─── Data provided

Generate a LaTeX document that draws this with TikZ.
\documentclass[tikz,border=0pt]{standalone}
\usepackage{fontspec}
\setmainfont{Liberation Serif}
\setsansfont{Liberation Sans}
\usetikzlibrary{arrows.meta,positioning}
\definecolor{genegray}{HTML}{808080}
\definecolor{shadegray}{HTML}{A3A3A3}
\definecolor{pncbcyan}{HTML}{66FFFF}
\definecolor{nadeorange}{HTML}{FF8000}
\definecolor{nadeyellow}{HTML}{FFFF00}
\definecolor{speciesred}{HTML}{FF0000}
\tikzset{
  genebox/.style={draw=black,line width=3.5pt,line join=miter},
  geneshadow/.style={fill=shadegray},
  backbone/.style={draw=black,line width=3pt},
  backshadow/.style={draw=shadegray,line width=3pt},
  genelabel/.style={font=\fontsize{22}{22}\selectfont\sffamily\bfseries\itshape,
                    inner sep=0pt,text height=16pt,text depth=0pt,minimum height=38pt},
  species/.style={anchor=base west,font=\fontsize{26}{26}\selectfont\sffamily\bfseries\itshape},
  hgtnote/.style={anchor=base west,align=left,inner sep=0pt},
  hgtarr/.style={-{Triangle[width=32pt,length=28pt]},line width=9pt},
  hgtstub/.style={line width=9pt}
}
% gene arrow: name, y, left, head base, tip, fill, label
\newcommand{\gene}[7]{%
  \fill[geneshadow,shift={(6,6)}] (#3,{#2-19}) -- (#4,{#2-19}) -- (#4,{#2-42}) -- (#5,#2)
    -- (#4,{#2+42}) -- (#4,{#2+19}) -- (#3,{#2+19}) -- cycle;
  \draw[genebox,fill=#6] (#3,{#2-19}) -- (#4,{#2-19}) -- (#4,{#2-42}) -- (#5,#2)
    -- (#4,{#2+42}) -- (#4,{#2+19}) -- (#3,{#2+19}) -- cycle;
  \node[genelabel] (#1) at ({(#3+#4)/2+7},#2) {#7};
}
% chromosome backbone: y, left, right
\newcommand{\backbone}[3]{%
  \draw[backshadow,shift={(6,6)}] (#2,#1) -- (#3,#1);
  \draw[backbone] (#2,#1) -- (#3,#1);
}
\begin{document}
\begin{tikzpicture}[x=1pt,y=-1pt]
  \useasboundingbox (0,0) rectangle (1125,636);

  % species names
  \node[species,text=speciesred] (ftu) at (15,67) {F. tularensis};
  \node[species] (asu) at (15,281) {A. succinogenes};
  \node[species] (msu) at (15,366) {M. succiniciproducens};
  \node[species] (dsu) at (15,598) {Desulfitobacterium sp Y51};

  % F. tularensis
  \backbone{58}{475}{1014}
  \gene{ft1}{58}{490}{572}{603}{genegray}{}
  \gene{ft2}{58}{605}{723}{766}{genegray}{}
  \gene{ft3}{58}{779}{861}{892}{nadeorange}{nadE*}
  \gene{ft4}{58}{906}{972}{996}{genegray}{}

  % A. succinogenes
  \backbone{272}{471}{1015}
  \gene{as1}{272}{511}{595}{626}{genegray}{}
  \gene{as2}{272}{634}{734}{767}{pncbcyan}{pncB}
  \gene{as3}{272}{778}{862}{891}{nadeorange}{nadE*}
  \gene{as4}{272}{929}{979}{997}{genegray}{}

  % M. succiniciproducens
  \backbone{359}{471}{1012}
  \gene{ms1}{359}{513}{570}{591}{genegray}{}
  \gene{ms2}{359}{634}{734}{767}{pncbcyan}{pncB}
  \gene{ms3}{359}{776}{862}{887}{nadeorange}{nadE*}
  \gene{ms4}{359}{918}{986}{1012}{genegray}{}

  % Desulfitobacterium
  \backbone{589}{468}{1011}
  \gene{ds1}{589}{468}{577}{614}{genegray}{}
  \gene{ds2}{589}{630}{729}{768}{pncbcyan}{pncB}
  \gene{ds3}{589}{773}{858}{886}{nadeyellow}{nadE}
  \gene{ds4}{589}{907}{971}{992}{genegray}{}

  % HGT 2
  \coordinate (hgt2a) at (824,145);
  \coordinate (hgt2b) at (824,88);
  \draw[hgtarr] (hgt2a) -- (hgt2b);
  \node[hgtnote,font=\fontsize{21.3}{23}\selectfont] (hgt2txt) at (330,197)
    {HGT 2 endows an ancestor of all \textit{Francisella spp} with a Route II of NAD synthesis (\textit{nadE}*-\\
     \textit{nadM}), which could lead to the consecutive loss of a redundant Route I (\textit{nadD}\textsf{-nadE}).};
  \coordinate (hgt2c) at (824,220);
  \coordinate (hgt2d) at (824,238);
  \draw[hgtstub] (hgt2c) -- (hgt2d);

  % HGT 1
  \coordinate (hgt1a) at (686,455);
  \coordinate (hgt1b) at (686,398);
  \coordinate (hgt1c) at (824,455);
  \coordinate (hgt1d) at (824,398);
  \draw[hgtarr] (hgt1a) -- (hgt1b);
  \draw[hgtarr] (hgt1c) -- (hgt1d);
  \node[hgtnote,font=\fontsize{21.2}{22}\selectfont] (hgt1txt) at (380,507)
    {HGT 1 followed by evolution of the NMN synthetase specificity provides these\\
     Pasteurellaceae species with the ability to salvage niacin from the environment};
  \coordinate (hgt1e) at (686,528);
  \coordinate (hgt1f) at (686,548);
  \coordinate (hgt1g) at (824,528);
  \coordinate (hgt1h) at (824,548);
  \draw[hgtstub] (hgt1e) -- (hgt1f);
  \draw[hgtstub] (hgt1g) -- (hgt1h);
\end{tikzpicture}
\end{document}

──────
─── Data provided

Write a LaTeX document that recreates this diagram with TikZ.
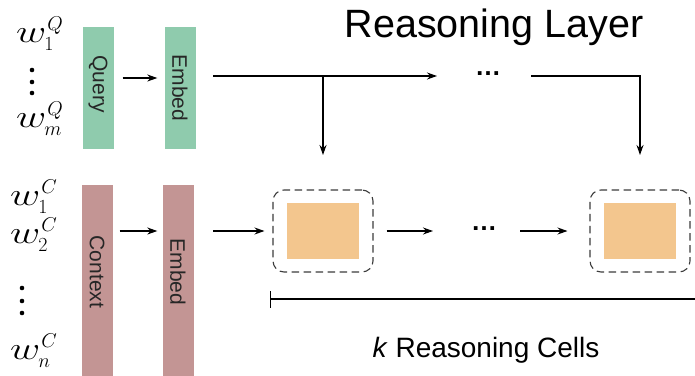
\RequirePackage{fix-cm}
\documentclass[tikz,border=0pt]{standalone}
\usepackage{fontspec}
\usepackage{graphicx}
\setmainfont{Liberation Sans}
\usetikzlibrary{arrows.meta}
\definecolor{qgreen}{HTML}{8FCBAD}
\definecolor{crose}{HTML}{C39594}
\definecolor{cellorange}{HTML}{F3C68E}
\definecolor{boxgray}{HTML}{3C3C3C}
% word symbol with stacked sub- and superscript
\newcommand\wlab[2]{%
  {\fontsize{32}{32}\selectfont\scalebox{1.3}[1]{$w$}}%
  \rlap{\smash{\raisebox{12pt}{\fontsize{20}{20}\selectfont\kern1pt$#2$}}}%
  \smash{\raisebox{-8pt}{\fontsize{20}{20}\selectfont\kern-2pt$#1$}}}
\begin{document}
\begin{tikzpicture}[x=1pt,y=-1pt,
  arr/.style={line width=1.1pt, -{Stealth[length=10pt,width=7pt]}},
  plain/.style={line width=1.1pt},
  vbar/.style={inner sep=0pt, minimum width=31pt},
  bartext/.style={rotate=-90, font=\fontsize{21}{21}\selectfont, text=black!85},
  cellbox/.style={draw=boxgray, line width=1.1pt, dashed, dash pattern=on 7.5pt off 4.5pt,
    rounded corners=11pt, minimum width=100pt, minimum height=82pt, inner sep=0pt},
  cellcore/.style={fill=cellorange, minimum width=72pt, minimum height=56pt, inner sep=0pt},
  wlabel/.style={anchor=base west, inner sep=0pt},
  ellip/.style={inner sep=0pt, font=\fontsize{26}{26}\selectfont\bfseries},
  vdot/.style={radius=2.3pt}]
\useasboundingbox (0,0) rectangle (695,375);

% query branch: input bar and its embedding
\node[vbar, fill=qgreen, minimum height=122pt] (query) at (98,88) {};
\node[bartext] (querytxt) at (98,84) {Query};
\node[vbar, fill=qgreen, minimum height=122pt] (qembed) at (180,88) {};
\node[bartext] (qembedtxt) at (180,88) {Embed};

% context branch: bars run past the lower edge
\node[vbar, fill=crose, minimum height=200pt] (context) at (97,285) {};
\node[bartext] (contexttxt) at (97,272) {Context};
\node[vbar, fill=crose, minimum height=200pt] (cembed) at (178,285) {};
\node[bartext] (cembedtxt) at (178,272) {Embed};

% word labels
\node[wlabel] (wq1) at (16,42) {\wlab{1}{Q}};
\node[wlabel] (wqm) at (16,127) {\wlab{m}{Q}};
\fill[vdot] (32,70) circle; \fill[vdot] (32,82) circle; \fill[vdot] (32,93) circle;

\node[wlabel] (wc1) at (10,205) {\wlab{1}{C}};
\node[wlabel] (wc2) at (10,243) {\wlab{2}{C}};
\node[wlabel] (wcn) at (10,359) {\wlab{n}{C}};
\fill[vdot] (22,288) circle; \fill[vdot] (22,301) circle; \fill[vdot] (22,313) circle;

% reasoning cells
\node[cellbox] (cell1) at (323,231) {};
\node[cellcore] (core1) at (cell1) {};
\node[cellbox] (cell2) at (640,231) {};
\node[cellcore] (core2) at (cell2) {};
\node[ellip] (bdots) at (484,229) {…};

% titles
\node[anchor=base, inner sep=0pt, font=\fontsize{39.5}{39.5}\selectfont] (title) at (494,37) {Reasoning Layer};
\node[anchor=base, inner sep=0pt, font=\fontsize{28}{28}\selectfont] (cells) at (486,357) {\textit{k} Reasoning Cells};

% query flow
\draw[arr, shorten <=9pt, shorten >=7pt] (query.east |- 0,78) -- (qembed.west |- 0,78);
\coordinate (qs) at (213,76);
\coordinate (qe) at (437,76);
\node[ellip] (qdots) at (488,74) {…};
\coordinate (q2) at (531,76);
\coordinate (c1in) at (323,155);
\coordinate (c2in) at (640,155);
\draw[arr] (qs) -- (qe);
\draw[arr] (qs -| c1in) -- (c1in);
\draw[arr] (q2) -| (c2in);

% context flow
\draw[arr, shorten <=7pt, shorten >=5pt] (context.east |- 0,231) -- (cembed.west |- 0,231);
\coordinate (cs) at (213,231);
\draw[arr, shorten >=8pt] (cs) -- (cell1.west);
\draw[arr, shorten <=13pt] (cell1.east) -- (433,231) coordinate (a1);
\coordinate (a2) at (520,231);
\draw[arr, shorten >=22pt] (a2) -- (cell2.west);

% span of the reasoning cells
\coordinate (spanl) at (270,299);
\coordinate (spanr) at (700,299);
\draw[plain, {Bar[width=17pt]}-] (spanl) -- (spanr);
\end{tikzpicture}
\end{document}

──────

• Brief:
Copy out exactly the material that runs from the line with "Write a LaTeX" to the line with "(qembedtxt) at (180,88)", ends included, and leave the pictures behind.

• Answer to the exercise:
Write a LaTeX document that recreates this diagram with TikZ.
\RequirePackage{fix-cm}
\documentclass[tikz,border=0pt]{standalone}
\usepackage{fontspec}
\usepackage{graphicx}
\setmainfont{Liberation Sans}
\usetikzlibrary{arrows.meta}
\definecolor{qgreen}{HTML}{8FCBAD}
\definecolor{crose}{HTML}{C39594}
\definecolor{cellorange}{HTML}{F3C68E}
\definecolor{boxgray}{HTML}{3C3C3C}
% word symbol with stacked sub- and superscript
\newcommand\wlab[2]{%
  {\fontsize{32}{32}\selectfont\scalebox{1.3}[1]{$w$}}%
  \rlap{\smash{\raisebox{12pt}{\fontsize{20}{20}\selectfont\kern1pt$#2$}}}%
  \smash{\raisebox{-8pt}{\fontsize{20}{20}\selectfont\kern-2pt$#1$}}}
\begin{document}
\begin{tikzpicture}[x=1pt,y=-1pt,
  arr/.style={line width=1.1pt, -{Stealth[length=10pt,width=7pt]}},
  plain/.style={line width=1.1pt},
  vbar/.style={inner sep=0pt, minimum width=31pt},
  bartext/.style={rotate=-90, font=\fontsize{21}{21}\selectfont, text=black!85},
  cellbox/.style={draw=boxgray, line width=1.1pt, dashed, dash pattern=on 7.5pt off 4.5pt,
    rounded corners=11pt, minimum width=100pt, minimum height=82pt, inner sep=0pt},
  cellcore/.style={fill=cellorange, minimum width=72pt, minimum height=56pt, inner sep=0pt},
  wlabel/.style={anchor=base west, inner sep=0pt},
  ellip/.style={inner sep=0pt, font=\fontsize{26}{26}\selectfont\bfseries},
  vdot/.style={radius=2.3pt}]
\useasboundingbox (0,0) rectangle (695,375);

% query branch: input bar and its embedding
\node[vbar, fill=qgreen, minimum height=122pt] (query) at (98,88) {};
\node[bartext] (querytxt) at (98,84) {Query};
\node[vbar, fill=qgreen, minimum height=122pt] (qembed) at (180,88) {};
\node[bartext] (qembedtxt) at (180,88) {Embed};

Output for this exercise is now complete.